L7 is famed for its fuck you attitude and refusal to make apologies, even for a particularly rude piece of urban legend in which lead singer Donita Sparks whipped her tampon at an angry crowd of Brits who’d turned on them when the sound equipment failed. That anecdote aside, L7 rode the crest of the wave of tough girl rockers to come. Their second album Smell the Magic, offered such in-your-face tunes as “Packin’ a Rod.” 

54. PJ Harvey, To Bring You My Love

The first ‘proper’ solo release from PJ Harvey unleashed a heavy helping of blues and raw, artistic lyrical craftsmanship that had critics comparing her to Bob Dylan. An unguarded emotional journey of love lost, feelings of revenge, raging against traditional masculinity and regretful longing, Bring You My Love, received overwhelming praise for it’s perfection as an album.

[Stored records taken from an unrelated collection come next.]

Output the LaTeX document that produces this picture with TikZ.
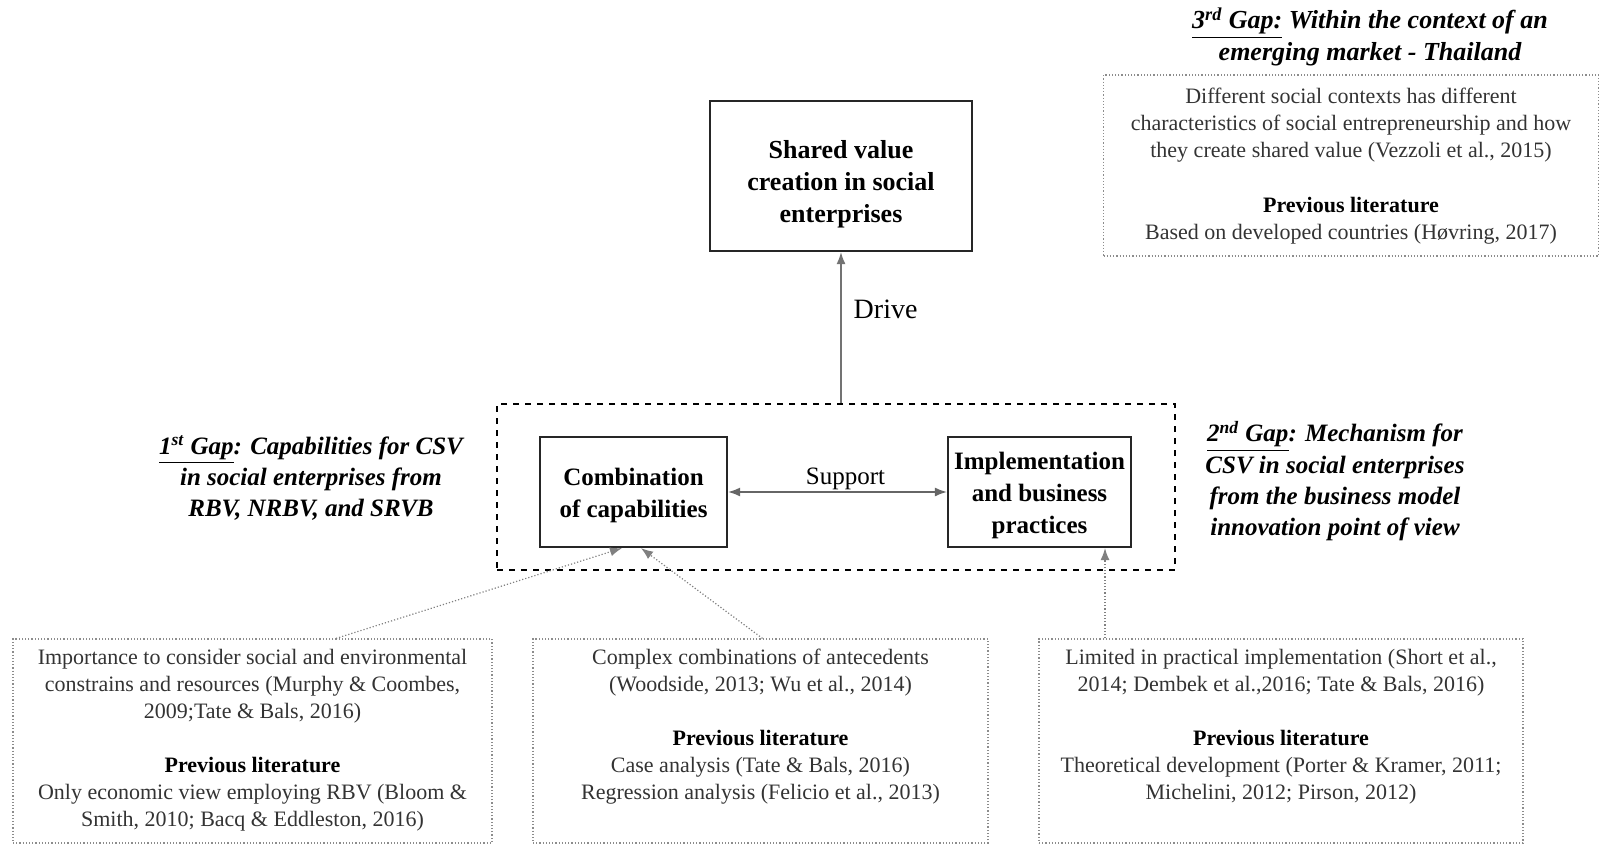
\documentclass[tikz,border=0pt]{standalone}
\usepackage{fontspec}
\setmainfont{Liberation Serif}
\usetikzlibrary{arrows.meta,positioning}

\begin{document}
\begin{tikzpicture}[x=0.5pt,y=-0.5pt,>={Latex[length=6pt,width=4.5pt]},
    every node/.style={align=center,inner sep=0pt},
    capbox/.style={draw=black!85,line width=1.1pt},
    captext/.style={font=\fontsize{12.5}{16}\selectfont\bfseries},
    litbox/.style={draw=black!45,densely dotted,line width=0.6pt,minimum height=102pt},
    littext/.style={text=black!80,font=\fontsize{11}{13.5}\selectfont},
    gaptext/.style={font=\fontsize{12.5}{15.6}\selectfont\bfseries\itshape},
    link/.style={->,densely dotted,draw=black!50,line width=0.6pt}]
  \useasboundingbox (0,0) rectangle (1600,845);

  % outcome and the two constructs
  \node[capbox,minimum width=131pt,minimum height=75pt] (svc) at (841,176) {};
  \node[captext,font=\fontsize{13}{16}\selectfont\bfseries] (svct) at ([yshift=-4pt]svc.center) {Shared value\\creation in social\\enterprises};
  \node[draw,dashed,line width=0.9pt,minimum width=339pt,minimum height=83pt] (mech) at (836,487) {};
  \node[capbox,minimum width=93.5pt,minimum height=55pt] (comb) at (633.5,492) {};
  \node[captext] (combt) at ([yshift=-1.5pt]comb.center) {Combination\\of capabilities};
  \node[capbox,minimum width=91.5pt,minimum height=55pt] (impl) at (1039.5,492) {};
  \node[captext] (implt) at ([yshift=-1.5pt]impl.center) {Implementation\\and business\\practices};

  \draw[->,draw=black!55,line width=0.7pt] (mech.north -| svc.south) -- node[pos=0.62,right=6pt,font=\fontsize{14}{16}\selectfont] (drive) {Drive} (svc.south);
  \draw[<->,draw=black!60,line width=0.7pt] (comb) -- node[above=0.5pt,xshift=4pt,font=\fontsize{12.5}{15}\selectfont] (supp) {Support} (impl);

  % research gaps
  \node[gaptext] (gap1) at (311,478) {\underline{1\textsuperscript{st} Gap}: Capabilities for CSV\\in social enterprises from\\RBV, NRBV, and SRVB};
  \node[gaptext] (gap2) at (1335,481) {\underline{2\textsuperscript{nd} Gap}: Mechanism for\\CSV in social enterprises\\from the business model\\innovation point of view};
  \node[gaptext,font=\fontsize{13}{16}\selectfont\bfseries\itshape] (gap3) at (1370,37) {\underline{3\textsuperscript{rd} Gap:} Within the context of an\\emerging market - Thailand};

  \node[litbox,minimum width=247.5pt,minimum height=90.5pt] (ctx) at (1351,165.5) {};
  \node[littext,below=6.5pt of ctx.north] (ctxt)
        {Different social contexts has different\\characteristics of social entrepreneurship and how\\they create shared value (Vezzoli et al., 2015)\\[14pt]
         \textcolor{black}{\textbf{Previous literature}}\\Based on developed countries (Høvring, 2017)};

  % previous literature
  \node[litbox,minimum width=239.5pt] (lit1) at (252.5,741) {};
  \node[litbox,minimum width=227.5pt] (lit2) at (760.5,741) {};
  \node[litbox,minimum width=242pt]   (lit3) at (1281,741) {};

  \node[littext,below=5pt of lit1.north] (lit1t)
        {Importance to consider social and environmental\\constrains and resources (Murphy \& Coombes,\\2009;Tate \& Bals, 2016)\\[13.5pt]
         \textcolor{black}{\textbf{Previous literature}}\\Only economic view employing RBV (Bloom \&\\Smith, 2010; Bacq \& Eddleston, 2016)};
  \node[littext,below=5pt of lit2.north] (lit2t)
        {Complex combinations of antecedents\\(Woodside, 2013; Wu et al., 2014)\\[13.5pt]
         \textcolor{black}{\textbf{Previous literature}}\\Case analysis (Tate \& Bals, 2016)\\Regression analysis (Felicio et al., 2013)};
  \node[littext,below=5pt of lit3.north] (lit3t)
        {Limited in practical implementation (Short et al.,\\2014; Dembek et al.,2016; Tate \& Bals, 2016)\\[13.5pt]
         \textcolor{black}{\textbf{Previous literature}}\\Theoretical development (Porter \& Kramer, 2011;\\Michelini, 2012; Pirson, 2012)};

  \coordinate (implin) at ([xshift=32.75pt]impl.south);
  \draw[link] ([xshift=41.75pt]lit1.north) -- ([xshift=-5.75pt]comb.south);
  \draw[link] ([xshift=1pt]lit2.north) -- ([xshift=3.75pt]comb.south);
  \draw[link] (implin |- lit3.north) -- (implin);
\end{tikzpicture}
\end{document}
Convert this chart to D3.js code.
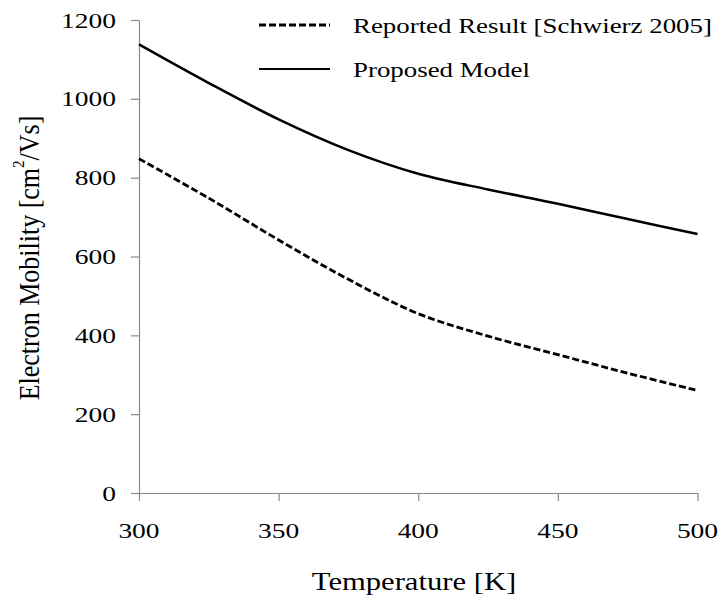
<!DOCTYPE html>
<html>
<head>
<meta charset="utf-8">
<script src="https://cdn.jsdelivr.net/npm/d3@7"></script>
<style>
  html, body { margin: 0; padding: 0; background: #fff; }
  svg { display: block; }
  text { font-family: "Liberation Serif", "Times New Roman", serif; fill: #000; }
</style>
</head>
<body>
<svg id="chart" width="720" height="601"></svg>
<script>
// Temperature grid (K)
const temperatures = [300, 325, 350, 375, 400, 425, 450, 475, 500];
// Electron mobility (cm^2/Vs)
const reportedMobility = [848, 748, 642, 542, 455, 398, 351, 304, 260];
const proposedMobility = [1138, 1040, 948, 870, 810, 770, 734, 695, 657];

const xTicks = [300, 350, 400, 450, 500];
const yTicks = [0, 200, 400, 600, 800, 1000, 1200];

const seriesNames = ["Reported Result [Schwierz 2005]", "Proposed Model"];

const svg = d3.select("#chart");
const axisColor = "#8a8a8a";
const sx = 1.25; // horizontal stretch of the serif lettering

const x = d3.scaleLinear().domain([300, 500]).range([139, 697.5]);
const y = d3.scaleLinear().domain([0, 1200]).range([493, 20]);

// axes
const xAxis = svg.append("g").attr("transform", `translate(0,${y(0)})`)
  .call(d3.axisBottom(x).tickValues(xTicks).tickSize(8).tickSizeOuter(0).tickFormat(""));
const yAxis = svg.append("g").attr("transform", `translate(${x(300)},0)`)
  .call(d3.axisLeft(y).tickValues(yTicks).tickSize(8).tickSizeOuter(0).tickFormat(""));
[xAxis, yAxis].forEach(g => {
  g.selectAll("path, line").attr("stroke", axisColor).attr("stroke-width", 1.2);
});

// stretched text helper
function label(tx, ty, str, size, anchor) {
  return svg.append("text")
    .attr("transform", `translate(${tx},${ty}) scale(${sx},1)`)
    .attr("font-size", size)
    .attr("text-anchor", anchor)
    .attr("dominant-baseline", "central")
    .text(str);
}

// tick labels
xTicks.forEach(v => label(x(v), 530, v, 22, "middle"));
yTicks.forEach(v => label(116, y(v), v, 22, "end"));

// axis titles
label(414, 582, "Temperature [K]", 24.5, "middle");
const yl = svg.append("text")
  .attr("transform", `translate(28,258) scale(1.15,1) rotate(-90)`)
  .attr("font-size", 26)
  .attr("text-anchor", "middle")
  .attr("dominant-baseline", "central");
yl.append("tspan").text("Electron Mobility [cm");
yl.append("tspan").attr("font-size", 15).attr("dy", -9).text("2");
yl.append("tspan").attr("dy", 9).text("/Vs]");

// smoothed curves
const line = d3.line()
  .x((d, i) => x(temperatures[i]))
  .y(d => y(d))
  .curve(d3.curveCatmullRom.alpha(0.5));

svg.append("path").datum(reportedMobility)
  .attr("d", line).attr("fill", "none")
  .attr("stroke", "#000").attr("stroke-width", 2.8)
  .attr("stroke-dasharray", "7,3");

svg.append("path").datum(proposedMobility)
  .attr("d", line).attr("fill", "none")
  .attr("stroke", "#000").attr("stroke-width", 2.5);

// legend
const legend = [
  { name: seriesNames[0], dash: "7,3", y: 25 },
  { name: seriesNames[1], dash: null, y: 69 }
];
legend.forEach(d => {
  svg.append("line")
    .attr("x1", 259).attr("x2", 330).attr("y1", d.y).attr("y2", d.y)
    .attr("stroke", "#000").attr("stroke-width", d.dash ? 2.8 : 2.2)
    .attr("stroke-dasharray", d.dash);
  label(353, d.y, d.name, 21.5, "start");
});
</script>
</body>
</html>
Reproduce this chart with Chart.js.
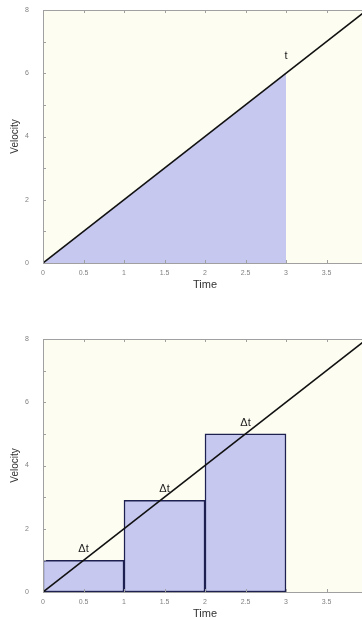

53. Billie Holiday, Lady Sings The Blues, 1956

Legendary doesn’t begin to describe Billie Holiday’s contribution to the jazz/blues canon. A woman famous for controversy, including regarding her bisexuality at a time when that sort of thing was hush hush, it was her inimitable voice that carried her through personal triumph and tragedy and that is most remembered by her fans. Holiday’s third album Lady Sings the Blues, imbued with pathos, featured classics including her protest song “Strange Fruit.”

Indigo Girls, Indigo Girls

The Athens, Georgia-based folk duo that burst on to college radio stations with their future anthem “Closer to Fine” offered up an acoustic sound brimming with rich harmonies that was unlike anything on the radio at the time. Amy Ray and Emily Saliers delivered a self-titled second album that would become a touchstone for lesbian audiences for generations.

Meg Christian, Turning It Over

One of the forerunners of “Women’s Music” openly lesbian Meg Christian was an Olivia Records artist credited with paving the way for young women struggling with coming and being out. Turning It Over inspired countless women who wanted to "embrace what I loved and turn over the rest.”